In fact, it was then, just as it is now, difficult to pin down exactly what the trio are. There are most certainly Celtic influences here, and there is most certainly a tunefulness that Phil and the boys would approve of. But it’s safe to say that Marc Malone who fronts the band and is, you sense, it’s driving force, isn’t going to play “Whiskey In The Jar” any time soon.
But we are getting ahead of ourselves, because the Torous story is a little more interesting than that. On that first viewing they’d just stuck their first single “Crow Road” out, a couple more followed – including the superb “Sovereign Son” – but they had a plan.
This idea that they’d hatched was to not put any of these songs on the EP that even back then they were thinking about, and they have been as good as their word.
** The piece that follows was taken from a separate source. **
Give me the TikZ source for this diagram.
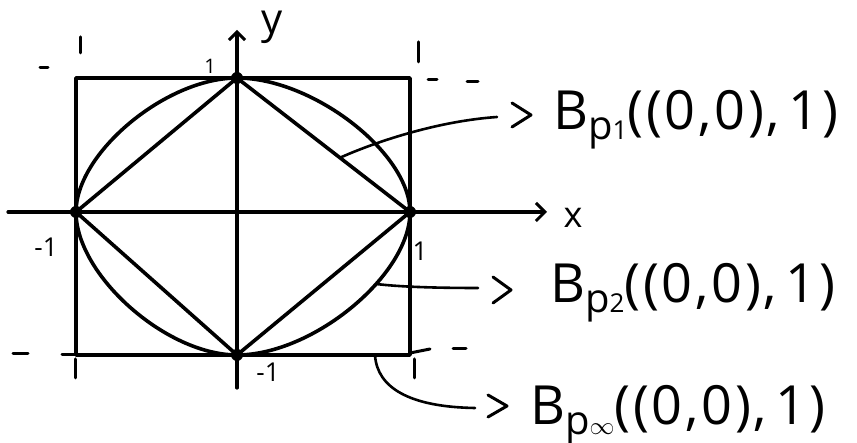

They “retired” these early songs after a gig in January and the five that make up “Dried Bones” are entirely new. If that isn’t the way most fledgling bands do it, then that probably because most fledgling bands aren’t as good as Torous.
It’s not an exaggeration to say that “….Bones” is more than just a work of immense promise. The ideas here are fully formed and, you’d guess, everything has been poured over to the nth degree to ensure it is exactly as it was supposed to be.
For an EP “….Bones” is a weighty affair. It’s strident beginning “Occam’s Razor” showcases their gift for writing slightly unsettling rock music perfectly. Not unsettling in the sense that it’s scary, it’s just that you never quite know what to expect from it, and any thought of conventional song structure can be forgotten. “Dried Bones” for example, begins with a kind of AIC discordant harmony and riff, and then does precisely what it damn well chooses for the next four minutes – and still manages to have a glorious hook for a chorus.
When MVM interviewed the band last year, Malone made mention that they’d written the best song they ever had but it didn’t fit with their current material and they were going to hold it back. Whether “Hide In Skies” was that song only he knows, but it surely must have been. Quite simply it’s glorious. Initially a lush sounding ballad with wonderfully dark lyrics, it then becomes a crushing, breakneck riff-driven work that is perhaps the heaviest, tightest track on show.
“Roll The Tide” is epic in every sense. Clocking in at over seven minutes, it builds superbly and in common with some of the others here it worms it’s way in despite being the antithesis of the three minute pop song.
The closing “Don’t Slip” takes this theme and runs with it. Nearly eight minutes long, it opens with what amounts to drum solo, and when it does get under way – in its own sweet time – it features a mixture of Malone singing over a bass pattern, interspersed with some metal thinking riffs.
It all adds up to an EP that the band can be – and evidently are – extremely proud of. But although they’ve made it for themselves, obviously there must be half an eye on a fanbase. That should be the easy part. Because on “Dried Bones,” Torous have made something genuinely different, but brilliantly compelling.